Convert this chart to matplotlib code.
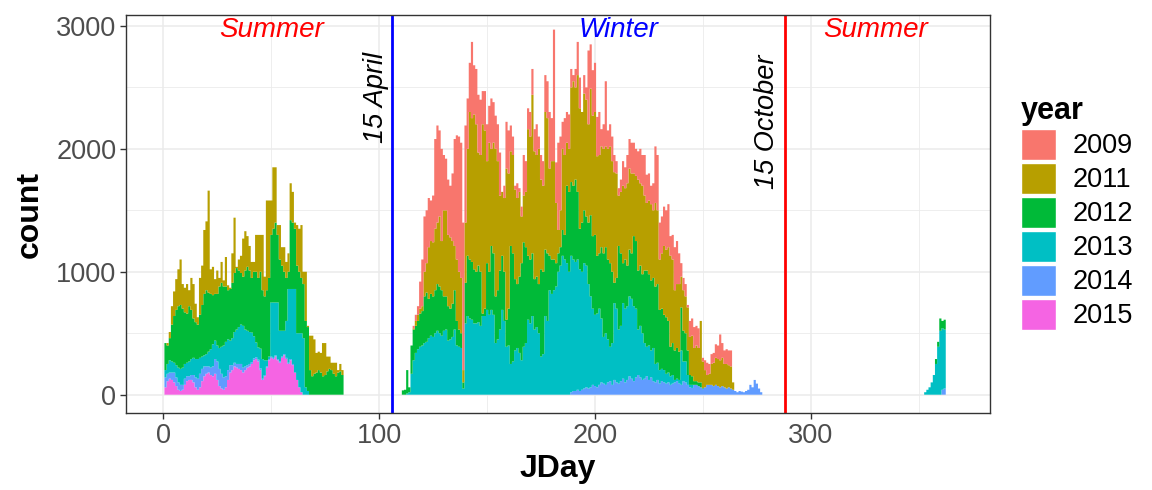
import numpy as np
import matplotlib
matplotlib.use("Agg")
import matplotlib.pyplot as plt
from matplotlib.patches import Patch
from matplotlib.ticker import MultipleLocator

plt.rcParams['font.family'] = ['Liberation Sans', 'DejaVu Sans']

# stacked daily counts
years = ['2009', '2011', '2012', '2013', '2014', '2015']
colors = ['#F8766D', '#B79F00', '#00BA38', '#00BFC4', '#619CFF', '#F564E3']

# summer block: days 1..83
summer_first = 1
summer_2015 = [60, 110, 130, 120, 100, 70, 40, 30, 40, 80,
               110, 120, 120, 100, 60, 40, 60, 110, 150, 170,
               180, 160, 150, 170, 120, 70, 50, 40, 60, 120,
               180, 200, 230, 220, 210, 200, 180, 200, 220, 230,
               250, 280, 290, 270, 200, 120, 150, 220, 280, 300,
               290, 310, 280, 260, 300, 320, 290, 250, 280, 240,
               180, 120, 60, 20, 0, 0, 0, 0, 0, 0,
               0, 0, 0, 0, 0, 0, 0, 0, 0, 0,
               0, 0, 0]
summer_2014 = [80, 60, 50, 60, 80, 70, 60, 50, 40, 50,
               40, 30, 40, 60, 80, 90, 110, 100, 80, 60,
               50, 60, 80, 120, 150, 140, 120, 100, 90, 80,
               60, 40, 30, 30, 40, 50, 40, 30, 20, 20,
               15, 15, 15, 15, 15, 10, 10, 10, 10, 10,
               10, 10, 10, 10, 10, 10, 10, 10, 10, 10,
               0, 0, 0, 0, 0, 0, 0, 0, 0, 0,
               0, 0, 0, 0, 0, 0, 0, 0, 0, 0,
               0, 0, 0]
summer_2013 = [60, 80, 100, 90, 80, 100, 120, 130, 140, 120,
               110, 120, 130, 140, 150, 160, 130, 100, 90, 100,
               120, 150, 180, 150, 130, 170, 220, 260, 280, 250,
               200, 220, 250, 280, 300, 320, 340, 300, 280, 260,
               240, 180, 120, 100, 160, 160, 120, 50, 20, 440,
               450, 430, 460, 250, 210, 190, 300, 600, 570, 610,
               680, 380, 440, 480, 460, 60, 30, 0, 0, 0,
               0, 0, 0, 0, 0, 0, 0, 0, 0, 0,
               0, 0, 0]
summer_2012 = [220, 150, 180, 300, 380, 450, 500, 520, 480, 420,
               400, 450, 400, 320, 300, 280, 350, 420, 500, 520,
               480, 450, 400, 380, 420, 500, 520, 480, 450, 400,
               420, 450, 480, 500, 460, 420, 400, 480, 520, 500,
               445, 525, 575, 565, 625, 560, 520, 570, 640, 550,
               600, 650, 550, 580, 530, 480, 350, 140, 560, 540,
               490, 550, 500, 450, 440, 540, 520, 200, 150, 170,
               180, 200, 180, 150, 160, 190, 210, 200, 170, 150,
               180, 190, 160]
summer_2011 = [0, 20, 50, 150, 200, 250, 300, 370, 200, 200,
               240, 130, 260, 280, 150, 60, 300, 320, 520, 560,
               830, 200, 230, 120, 190, 70, 170, 50, 240, 40,
               10, 240, 450, 10, 90, 140, 310, 320, 250, 200,
               130, 80, 300, 350, 300, 450, 160, 730, 630, 280,
               500, 450, 80, 280, 150, 200, 130, 150, 300, 250,
               50, 330, 350, 430, 100, 400, 10, 280, 330, 280,
               160, 150, 160, 270, 260, 120, 100, 60, 90, 110,
               20, 60, 40]

# winter block: days 111..277
winter_first = 111
winter_2014 = [0] * 78 + [20, 30, 30, 40, 30, 40, 50, 60, 50, 60,
               80, 70, 60, 80, 100, 90, 80, 100, 110, 80,
               120, 100, 90, 110, 130, 100, 120, 150, 130, 110,
               140, 160, 140, 120, 130, 150, 120, 140, 110, 100,
               120, 90, 110, 100, 90, 100, 80, 90, 100, 110,
               90, 80, 110, 100, 80, 60, 55, 80, 80, 70,
               60, 50, 60, 80, 80, 80, 70, 80, 70, 60,
               70, 60, 50, 60, 50, 40, 30, 20, 30, 25,
               20, 30, 40, 80, 60, 120, 90, 50, 20]
winter_2013 = [0, 0, 10, 20, 170, 280, 340, 370, 390, 400,
               420, 430, 460, 480, 470, 500, 520, 500, 480, 520,
               530, 440, 450, 470, 530, 400, 390, 380, 50, 580,
               640, 620, 610, 580, 580, 590, 560, 640, 640, 690,
               650, 690, 650, 420, 450, 530, 690, 600, 390, 400,
               250, 270, 360, 380, 340, 280, 390, 420, 610, 580,
               640, 530, 550, 500, 310, 330, 640, 600, 850, 820,
               850, 880, 1000, 1050, 1130, 1100, 1070, 1000, 1110, 1070,
               1050, 1060, 990, 960, 1020, 990, 850, 740, 620, 580,
               600, 620, 520, 380, 420, 350, 280, 340, 625, 600,
               440, 450, 615, 600, 600, 650, 650, 610, 560, 370,
               420, 380, 290, 240, 280, 220, 270, 150, 140, 110,
               100, 100, 80, 80, 70, 70, 20, 20, 30, 280,
               160, 170, 80, 20, 25, 0, 0, 0, 0, 0,
               0, 0, 0, 0, 0, 0, 0, 0, 0, 0,
               0, 0, 0, 0, 0, 0, 0, 0, 0, 0,
               0, 0, 0, 0, 0, 0, 0]
winter_2012 = [35, 40, 190, 40, 230, 250, 220, 230, 270, 280,
               380, 400, 320, 340, 330, 350, 380, 380, 370, 280,
               270, 280, 250, 270, 320, 200, 140, 120, 50, 330,
               490, 480, 470, 440, 420, 460, 440, 20, 60, 380,
               350, 520, 500, 380, 400, 480, 440, 400, 220, 300,
               960, 880, 580, 520, 620, 790, 850, 780, 520, 520,
               510, 410, 410, 400, 710, 670, 540, 550, 280, 280,
               250, 190, 150, 150, 210, 200, 630, 650, 600, 600,
               670, 550, 330, 400, 430, 400, 500, 660, 590, 650,
               470, 450, 580, 680, 700, 650, 680, 580, 165, 250,
               680, 590, 325, 400, 330, 380, 370, 570, 550, 480,
               490, 480, 590, 620, 580, 570, 570, 630, 640, 490,
               490, 450, 460, 420, 240, 260, 240, 250, 230, 350,
               250, 230, 200, 80, 70, 30, 30, 30, 40, 5,
               0, 0, 0, 0, 0, 0, 0, 0, 0, 0,
               0, 0, 0, 0, 0, 0, 0, 0, 0, 0,
               0, 0, 0, 0, 0, 0, 0]
winter_2011 = [0, 0, 0, 0, 0, 10, 40, 50, 40, 40,
               200, 240, 420, 430, 440, 500, 500, 570, 400, 700,
               700, 580, 580, 510, 360, 500, 470, 450, 100, 490,
               870, 1200, 1170, 1260, 1200, 920, 950, 1540, 1450, 830,
               1050, 790, 900, 1200, 1050, 610, 520, 600, 1230, 1100,
               770, 800, 730, 700, 690, 380, 380, 450, 1030, 1000,
               1290, 1040, 990, 1100, 730, 700, 1120, 1100, 710, 800,
               800, 490, 190, 300, 660, 650, 350, 350, 770, 850,
               750, 950, 980, 900, 950, 950, 800, 1030, 980, 1000,
               810, 800, 820, 850, 820, 900, 950, 900, 900, 850,
               410, 500, 630, 580, 670, 660, 650, 510, 530, 740,
               670, 720, 610, 550, 600, 620, 550, 680, 600, 410,
               450, 560, 550, 600, 740, 680, 490, 520, 550, 250,
               330, 300, 350, 310, 330, 270, 290, 280, 500, 215,
               140, 80, 90, 170, 190, 220, 220, 220, 230, 190,
               200, 180, 180, 60, 0, 0, 0, 0, 0, 0,
               0, 0, 0, 0, 0, 0, 0]
winter_2009 = [0, 0, 0, 0, 0, 20, 50, 70, 220, 380,
               450, 430, 400, 330, 380, 730, 790, 700, 750, 450,
               420, 450, 420, 550, 870, 1010, 1100, 1100, 1200, 790,
               410, 400, 620, 400, 450, 470, 450, 270, 320, 300,
               300, 410, 330, 270, 300, 350, 0, 100, 380, 350,
               210, 150, 30, 120, 30, 80, 330, 250, 170, 200,
               210, 180, 250, 100, 200, 200, 300, 300, 460, 350,
               1070, 330, 710, 600, 220, 300, 250, 280, 150, 50,
               150, 270, 250, 0, 150, 100, 600, 360, 370, 400,
               320, 350, 140, 200, 530, 150, 180, 200, 140, 100,
               60, 100, 200, 170, 230, 240, 250, 250, 220, 230,
               280, 250, 330, 230, 220, 150, 220, 460, 450, 300,
               300, 320, 320, 350, 160, 200, 350, 350, 250, 110,
               100, 100, 20, 130, 140, 170, 160, 160, 0, 30,
               80, 100, 80, 80, 80, 110, 110, 210, 120, 110,
               120, 120, 130, 0, 0, 0, 0, 0, 0, 0,
               0, 0, 0, 0, 0, 0, 0]

# late block: days 353..362
late_first = 353
late_2014 = [0, 0, 0, 0, 0, 0, 0, 0, 40, 50]
late_2013 = [20, 40, 60, 100, 160, 250, 390, 520, 500, 480]
late_2012 = [0, 0, 0, 0, 0, 40, 40, 100, 60, 80]

april_day = 106
october_day = 288

days = np.arange(1, 367)


def place(first, vals, out):
    out[first - 1:first - 1 + len(vals)] += np.array(vals, dtype=float)


counts = {y: np.zeros(len(days)) for y in years}
place(summer_first, summer_2015, counts['2015'])
place(summer_first, summer_2014, counts['2014'])
place(summer_first, summer_2013, counts['2013'])
place(summer_first, summer_2012, counts['2012'])
place(summer_first, summer_2011, counts['2011'])
place(winter_first, winter_2014, counts['2014'])
place(winter_first, winter_2013, counts['2013'])
place(winter_first, winter_2012, counts['2012'])
place(winter_first, winter_2011, counts['2011'])
place(winter_first, winter_2009, counts['2009'])
place(late_first, late_2014, counts['2014'])
place(late_first, late_2013, counts['2013'])
place(late_first, late_2012, counts['2012'])

fig = plt.figure(figsize=(11.52, 4.9), dpi=100)
ax = fig.add_axes([126 / 1152, 1 - 413 / 490, (990 - 126) / 1152, (413 - 15) / 490])

edges = np.append(days - 0.5, days[-1] + 0.5)
base = np.zeros(len(days))
# ggplot stacks the last level at the bottom
for y, c in zip(years[::-1], colors[::-1]):
    ax.stairs(base + counts[y], edges, baseline=base, fill=True, color=c, lw=0)
    base = base + counts[y]

ax.axvline(april_day, color='#0000FF', lw=2)
ax.axvline(october_day, color='#FF0000', lw=2)

ax.text(50, 2965, 'Summer', color='#FF0000', style='italic', fontsize=20, ha='center', va='center')
ax.text(211, 2965, 'Winter', color='#0000FF', style='italic', fontsize=20, ha='center', va='center')
ax.text(330, 2965, 'Summer', color='#FF0000', style='italic', fontsize=20, ha='center', va='center')
ax.text(98.5, 2415, '15 April', rotation=90, style='italic', fontsize=19.5, ha='center', va='center')
ax.text(279.7, 2220, '15 October', rotation=90, style='italic', fontsize=19.5, ha='center', va='center')

ax.set_xlim(-17.3, 383)
ax.set_ylim(-149, 3089)
ax.xaxis.set_major_locator(MultipleLocator(100))
ax.xaxis.set_minor_locator(MultipleLocator(50))
ax.yaxis.set_major_locator(MultipleLocator(1000))
ax.yaxis.set_minor_locator(MultipleLocator(500))
ax.grid(which='major', color='#EBEBEB', lw=1.1)
ax.grid(which='minor', color='#EBEBEB', lw=0.6)
ax.set_axisbelow(True)
for s in ax.spines.values():
    s.set_color('#333333')
    s.set_linewidth(1.0)
ax.tick_params(which='major', length=4, width=1, color='#333333', labelsize=19.5,
               labelcolor='#4D4D4D', pad=3)
ax.tick_params(which='minor', length=0)

ax.set_xlabel('JDay', fontsize=23, fontweight='bold', labelpad=4)
ax.set_ylabel('count', fontsize=23, fontweight='bold', labelpad=8)

handles = [Patch(facecolor=c, edgecolor='white', lw=1) for c in colors]
fig.legend(handles, years, title='year', loc='upper left',
           bbox_to_anchor=(994 / 1152, 1 - 69 / 490), frameon=False,
           fontsize=19.5, title_fontproperties={'weight': 'bold', 'size': 22},
           handlelength=1.3, handleheight=1.4, labelspacing=0.1,
           handletextpad=0.6, borderpad=0.5, alignment='left')

fig.savefig('out.png', dpi=100)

####

*Description of the task*
Skip the pictures, please, and transcribe only the lines from the beginning of the material through the one that contains "plt.rcParams['font.family'] = ['Liberation".

*The reply*
Convert this chart to matplotlib code.
import numpy as np
import matplotlib
matplotlib.use("Agg")
import matplotlib.pyplot as plt
from matplotlib.patches import Patch
from matplotlib.ticker import MultipleLocator

plt.rcParams['font.family'] = ['Liberation Sans', 'DejaVu Sans']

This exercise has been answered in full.